Pero Tony Curtis aún nos tenía reservada una sorpresa de las grandes. Su escalofriante, impresionante y, a la vez, patético psicópata de
El estrangulador de Boston, de Richard Fleischer. Basada en hechos reales y, en concreto, en la triste historia del asesino en serie de personalidad múltiple Albert di Salvo, el actor está eminente en la que es la mejor interpretación de toda su carrera. Con un dominio absoluto de la expresión facial y corporal, sobrecogedor en su duelo con Henry Fonda en esa sala desnuda con el espejo como único testigo delator de la bestia que lleva dentro, casi no existen palabras para describir un trabajo que, en principio, no parecía el más indicado para un actor de sus características. Pero en una palpable demostración de talento, el asesino psicópata creado por Curtis hace que sintamos por él más compasión que miedo, única excepción de la galería de criminales en serie de los que se ha ocupado el cine. Y aunque su declinar físico es ya más que evidente, ello no hace más que favorecer la idea de que existen profundos y oscuros surcos en el cerebro de su inquietante personaje. Se habló de una posible nominación (hubiera estado entre los favoritos a la victoria) pero no llegó a ella y, ante tan incomprensible olvido,
la Academia se justificó con
“las siniestras resonancias de su personaje”.
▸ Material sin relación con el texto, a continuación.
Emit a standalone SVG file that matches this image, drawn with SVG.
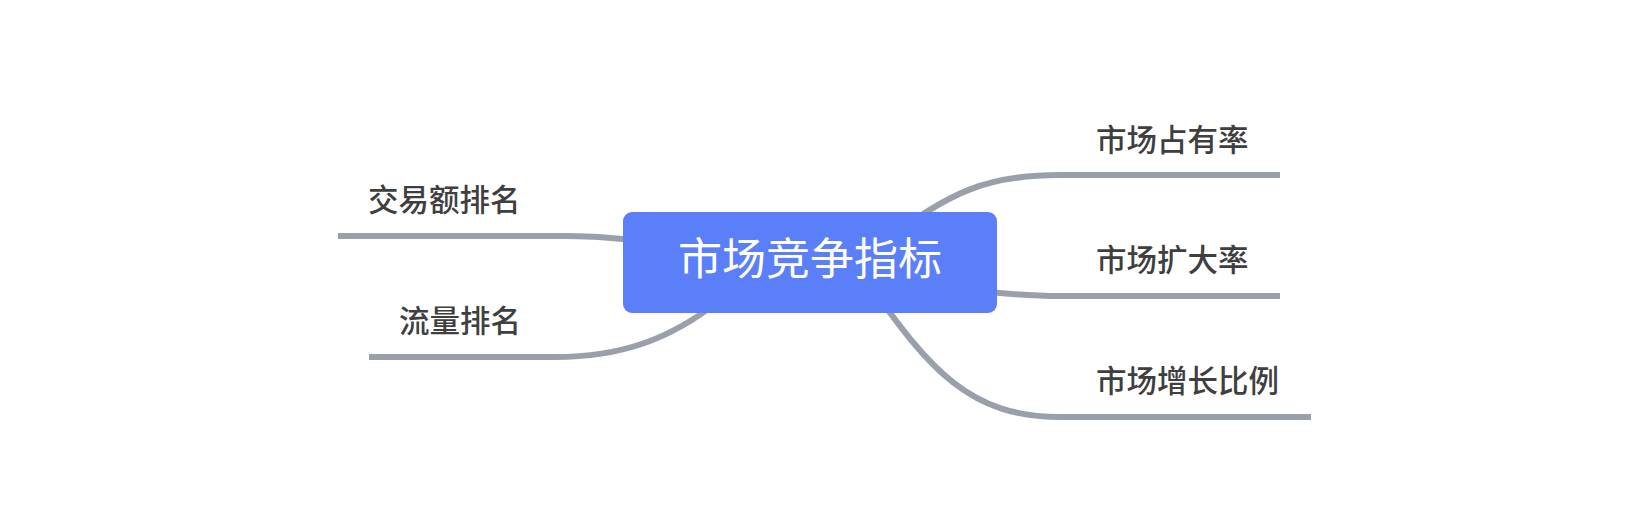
<svg xmlns="http://www.w3.org/2000/svg" width="1650" height="528" viewBox="0 0 1650 528">
<style>
.conn{fill:none;stroke:#99A0A9;stroke-width:6;stroke-linecap:butt}
.lbl{font-family:"Noto Sans CJK SC","Noto Sans",sans-serif;font-size:30.5px;font-weight:500;fill:#3F3F3F}
.root{font-family:"Noto Sans CJK SC","Noto Sans",sans-serif;font-size:44px;fill:#FFFFFF}
</style>
<rect width="1650" height="528" fill="#FFFFFF"/>
<g id="connectors">
<path class="conn" d="M 338 236 L 565 236 C 600 236 620 239 660 242"/>
<path class="conn" d="M 369 357 L 555 357 C 620 357 670 340 720 300"/>
<path class="conn" d="M 880 245 C 950 190 990 175 1060 175 L 1280 175"/>
<path class="conn" d="M 960 289 C 1000 293 1020 296 1060 296 L 1280 296"/>
<path class="conn" d="M 870 285 C 930 370 970 417 1060 417 L 1311 417"/>
</g>
<g id="root">
<rect x="623" y="212" width="374" height="101" rx="9" fill="#5A7FF8"/>
<text class="root" x="810" y="275" text-anchor="middle">市场竞争指标</text>
</g>
<g id="n1"><text class="lbl" x="368" y="211">交易额排名</text></g>
<g id="n2"><text class="lbl" x="399" y="332">流量排名</text></g>
<g id="n3"><text class="lbl" x="1096" y="151">市场占有率</text></g>
<g id="n4"><text class="lbl" x="1096" y="271">市场扩大率</text></g>
<g id="n5"><text class="lbl" x="1096" y="392">市场增长比例</text></g>
</svg>
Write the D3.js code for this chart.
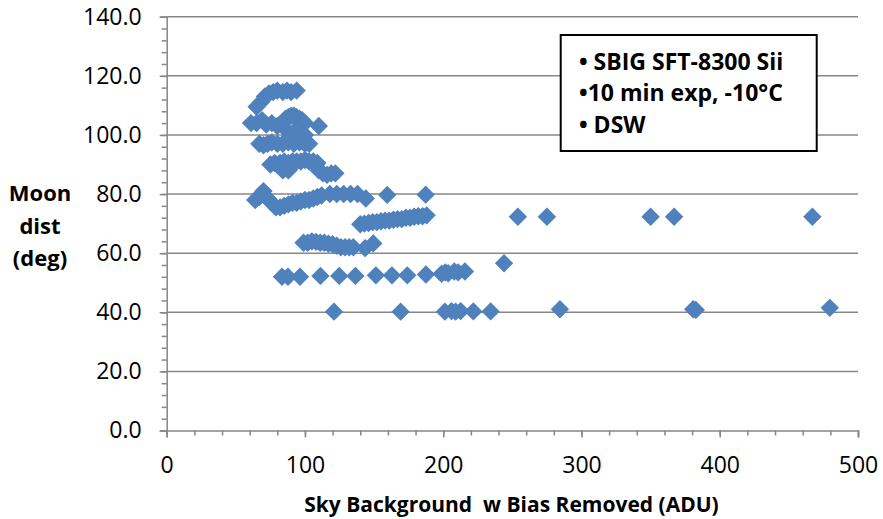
<!DOCTYPE html>
<html>
<head>
<meta charset="utf-8">
<script src="https://cdn.jsdelivr.net/npm/d3@7"></script>
<style>
  body { margin: 0; background: #fff; }
  text { font-family: "Open Sans", Lato, sans-serif; fill: #000; }
</style>
</head>
<body>
<svg id="chart" width="883" height="519"></svg>
<script>
// sky background (ADU) vs moon distance (deg)
let skyAdu = [
  65, 68, 71, 74, 77, 80, 84, 87, 90, 94,
  61, 65, 69, 72, 76, 80, 84, 86, 88, 90, 92, 94, 96, 98, 100, 88, 92, 96, 100, 110,
  67, 70, 73, 76, 80, 84, 88, 92, 96, 100, 103,
  75, 78, 82, 85, 88, 91, 94, 97, 100, 103, 106, 109, 84, 88,
  110, 113, 116, 119, 122,
  64, 67, 70, 73, 76, 79, 82, 85, 88, 91, 94, 97, 100, 103, 106, 109, 112,
  118, 123, 128, 133, 138, 144, 159.5, 187.3,
  140, 143, 146, 149, 152, 155, 158, 161, 164, 167, 170, 173, 176, 179, 182, 185, 188,
  254, 275, 350, 367, 467,
  99, 102, 105, 108, 111, 114, 117, 120, 123, 126, 129, 132, 135, 143.5, 149.4,
  244,
  83.4, 87.7, 96.4, 111.2, 124.8, 136.5, 151.3, 162.9, 174, 187.5, 198.8, 201.5, 203.6, 208, 210.8, 215.7,
  121, 169.2, 201.2, 206, 209, 212.6, 221.8, 234.3, 284.4, 380.8, 382.7, 479.6
];
let moonDist = [
  109.5, 111, 113, 114, 114.5, 115, 114.5, 115, 114.5, 115,
  104, 104, 105, 103.5, 104, 103, 104.5, 105.5, 106, 106.5, 106.5, 106, 105.5, 105, 104, 101, 101, 100.5, 100, 103,
  97, 96.5, 97, 97.5, 97, 97, 97.5, 97, 97.5, 97, 97,
  90, 90.5, 90.5, 91, 90.5, 91, 91, 91, 91.5, 91, 91, 90.5, 88, 88,
  88, 87, 86.5, 87, 87,
  78, 79, 81, 78.5, 77, 75.5, 75.5, 76, 76.5, 77, 77, 77.5, 78, 78, 78.5, 79, 79.5,
  80, 80, 80, 80, 80, 78.5, 79.7, 79.8,
  69.8, 70, 70.2, 70.5, 70.5, 70.8, 71, 71, 71.3, 71.5, 71.5, 72, 72, 72.3, 72.5, 72.5, 72.8,
  72.3, 72.3, 72.3, 72.3, 72.3,
  63.5, 63.5, 64, 63.8, 63.5, 63.5, 63.2, 63, 62.5, 62, 62, 62, 62, 61.7, 63.3,
  56.6,
  52, 52, 52, 52.3, 52.3, 52.3, 52.5, 52.5, 52.5, 52.8, 53, 53.5, 53.2, 53.8, 53.5, 53.8,
  40.2, 40.2, 40.2, 40.4, 40.2, 40.4, 40.3, 40.3, 41, 41, 40.8, 41.5
];

let xTicks = [0, 100, 200, 300, 400, 500];
let yTicks = [0, 20, 40, 60, 80, 100, 120, 140];
let yTitle = ['Moon', 'dist', '(deg)'];
let xTitle = 'Sky Background  w Bias Removed (ADU)';
let notes = ['• SBIG SFT-8300 Sii', '•10 min exp, -10°C', '• DSW'];

let svg = d3.select('#chart');

let x = d3.scaleLinear().domain([0, 500]).range([166.7, 858]),
    y = d3.scaleLinear().domain([0, 140]).range([430.5, 16.7]);

let gridColor = '#878787';

// gridlines
svg.append('g')
   .selectAll('line')
   .data(yTicks.slice(1))
   .join('line')
   .attr('x1', x(0)).attr('x2', x(500))
   .attr('y1', d => y(d)).attr('y2', d => y(d))
   .attr('stroke', gridColor)
   .attr('stroke-width', 1.5);

// minor ticks
svg.append('g')
   .attr('transform', `translate(${x(0)},0)`)
   .call(d3.axisLeft(y).tickValues(d3.range(0, 141, 4)).tickSize(5).tickFormat(''))
   .call(g => g.select('.domain').remove())
   .selectAll('line').attr('stroke', gridColor).attr('stroke-width', 1.5);

svg.append('g')
   .attr('transform', `translate(0,${y(0)})`)
   .call(d3.axisBottom(x).tickValues(d3.range(0, 501, 20)).tickSize(5).tickFormat(''))
   .call(g => g.select('.domain').remove())
   .selectAll('line').attr('stroke', gridColor).attr('stroke-width', 1.5);

// major axes
let yAxis = svg.append('g')
   .attr('transform', `translate(${x(0)},0)`)
   .call(d3.axisLeft(y).tickValues(yTicks).tickSize(7).tickPadding(18).tickFormat(d3.format('.1f')));

let xAxis = svg.append('g')
   .attr('transform', `translate(0,${y(0)})`)
   .call(d3.axisBottom(x).tickValues(xTicks).tickSize(7).tickPadding(19).tickFormat(d3.format('d')));

[yAxis, xAxis].forEach(function (g) {
  g.select('.domain').attr('stroke', gridColor).attr('stroke-width', 1.5);
  g.selectAll('.tick line').attr('stroke', gridColor).attr('stroke-width', 1.5);
  g.selectAll('.tick text')
   .attr('fill', '#000')
   .style('font-size', '23px')
   .style('font-family', '"Open Sans", Lato, sans-serif');
});

// points
let diamond = d3.symbol(d3.symbolSquare, 169);
svg.append('g')
   .selectAll('path')
   .data(skyAdu.map((v, i) => [v, moonDist[i]]))
   .join('path')
   .attr('d', diamond)
   .attr('transform', d => `translate(${x(d[0])},${y(d[1])}) rotate(45)`)
   .attr('fill', '#4F81BD');

// titles
svg.append('g')
   .selectAll('text')
   .data(yTitle)
   .join('text')
   .attr('x', 40)
   .attr('y', (d, i) => 201 + i * 32.5)
   .attr('text-anchor', 'middle')
   .style('font-size', '22px')
   .style('font-weight', 'bold')
   .text(d => d);

svg.append('text')
   .attr('x', 511.5)
   .attr('y', 512)
   .attr('text-anchor', 'middle')
   .attr('xml:space', 'preserve')
   .style('white-space', 'pre')
   .style('font-size', '21px')
   .style('font-weight', 'bold')
   .text(xTitle);

// note box
svg.append('rect')
   .attr('x', 560.7).attr('y', 35)
   .attr('width', 256).attr('height', 116)
   .attr('fill', '#fff')
   .attr('stroke', '#000')
   .attr('stroke-width', 2);

svg.append('g')
   .selectAll('text')
   .data(notes)
   .join('text')
   .attr('x', 579)
   .attr('y', (d, i) => 69.5 + i * 31.7)
   .attr('xml:space', 'preserve')
   .style('white-space', 'pre')
   .style('font-size', '23px')
   .style('font-weight', 'bold')
   .text(d => d);
</script>
</body>
</html>
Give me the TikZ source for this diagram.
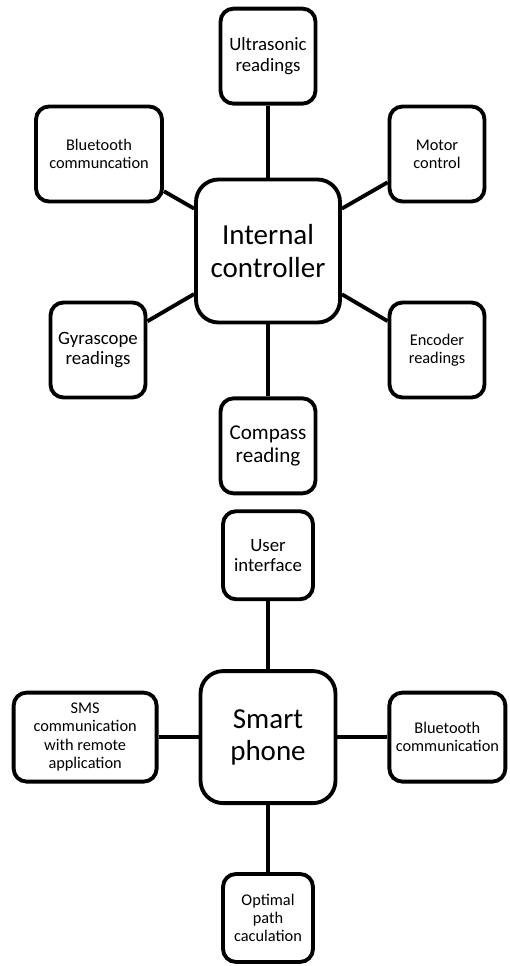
\documentclass[tikz,border=0pt]{standalone}
\usepackage{fontspec}
\setmainfont{Carlito}
\usetikzlibrary{positioning}

\tikzset{
  part/.style={draw, line width=2.2pt, rounded corners=0.26cm, align=center, inner sep=1pt,
    minimum width=1.9cm, minimum height=1.9cm, font=\fontsize{9.3}{10.4}\selectfont},
  mid/.style={font=\fontsize{10.7}{11.6}\selectfont},
  hub/.style={part, rounded corners=0.45cm, font=\fontsize{16.5}{18.3}\selectfont},
  link/.style={line width=2.2pt},
}

\begin{document}
\begin{tikzpicture}
\useasboundingbox (0,0) rectangle (10.18,-19.32);

% robot side: controller with its parts
\node [hub, minimum width=2.88cm, minimum height=2.86cm] (ic) at (5.36,-5.02) {Internal\\controller};
\node [part, mid]		(ultra)	[above=1.44cm of ic]	{Ultrasonic\\readings};
\node [part, minimum width=2.52cm] (btc) at ([shift={(-3.38,1.94)}]ic) {Bluetooth\\communcation};
\node [part]			(motor)	at ([shift={(3.38,1.94)}]ic)	{Motor\\control};
\node [part, mid]		(gyro)	at ([shift={(-3.40,-1.98)}]ic)	{Gyrascope\\readings};
\node [part]			(enc)	at ([shift={(3.38,-1.98)}]ic)	{Encoder\\readings};
\node [part, font=\fontsize{12}{12.8}\selectfont] (compass) [below=1.44cm of ic] {Compass\\reading};

% phone side
\node [part, mid, minimum width=1.8cm, minimum height=1.76cm] (ui) [below=0.28cm of compass] {User\\interface};
\node [hub, minimum width=2.7cm, minimum height=2.64cm] (phone) [below=1.36cm of ui] {Smart\\phone};
\node [part, minimum width=2.86cm, minimum height=1.78cm] (sms) [left=0.8cm of phone] {SMS\\communication\\with remote\\application};
\node [part, minimum width=2.32cm, minimum height=1.78cm] (btp) [right=1.0cm of phone] {Bluetooth\\communication};
\node [part, minimum width=1.8cm, minimum height=1.76cm] (opt) [below=1.34cm of phone] {Optimal\\path\\caculation};

\path[link]
	(ic)	edge	(ultra)
			edge	(btc)
			edge	(motor)
			edge	(gyro)
			edge	(enc)
			edge	(compass)
	(phone)	edge	(ui)
			edge	(sms)
			edge	(btp)
			edge	(opt)
	;

\end{tikzpicture}
\end{document}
Pero, desde aquí, la cuesta abajo se hizo imparable salvo por su intervención en la serie televisiva de éxito
Los persuasores (que le hizo inmensamente rico). Producciones infumables (y tan sólo merece destacarse su fugaz aparición, haciendo casi de sí mismo, en
El último magnate, de Elia Kazan), la presencia de la calvicie que él ha intentado disimular con los más diversos y estrambóticos métodos, intervenciones en películas tan lamentables como pseudo-erótica
Casanova, de Franz Antel; el
cameo estelar en el último capricho de
la Mae West más excéntrica y momificada en
Sextette, de Ken Hughes; o la inimaginable versión moderna de
Otelo, dirigida por el pintoresco y deleznable Max Boulois; el matrimonio con una actriz porno…El ridículo, el olvido, la estrella en fase roja descolgándose, en caída libre, de un firmamento que debió ser suyo.
Recientemente, se eligió Con faldas y a lo loco como la mejor comedia de todos los tiempos y Tony Curtis, entregado al arte de la pintura que ha ejercido con notable éxito, concedió una entrevista. Detrás de esa máscara grotesca, de ese tupé esperpéntico, de esa sombra distorsionada de hombre, había un actor que aún conservaba muchas líneas del diálogo de sus películas, grandes recuerdos contados con maestría y gracia, la suficiente soltura como para imitar a un hombre que imita a una mujer y, desde luego, con el intacto hechizo de su voz que, para mí, siempre caminará, como un río, sobre el cauce de aquellos versos que recitaba en Espartaco y que ahora seguro que él volvió a recordar:
Cuando el sol abrasador ilumina el cielo de occidente,
cuando el viento muere en las montañas,
cuando el canto de la alondra apenas se oye,
cuando las cigarras dejan de cantar en los campos,
y la espuma del mar duerme como una doncella en reposo,
y el crepúsculo dora el contorno de la errante Tierra,
yo regreso al hogar.
A través de las sombras azules y bosques rojizos,
yo regreso al hogar.
Vuelvo a la tierra que me vio nacer,
con la madre que me llevó en su vientre y el padre que me educó,
hace mucho tiempo, mucho tiempo, mucho tiempo.
Ahora estoy solo, perdido en un mundo lejano y errante,
pero cuando el sol abrasador empieza a ocultarse,
cuando el viento muere y la espuma del mar duerme,
y el crepúsculo dora los campos,
yo vuelvo al hogar.
Feliz regreso al hogar, Tony.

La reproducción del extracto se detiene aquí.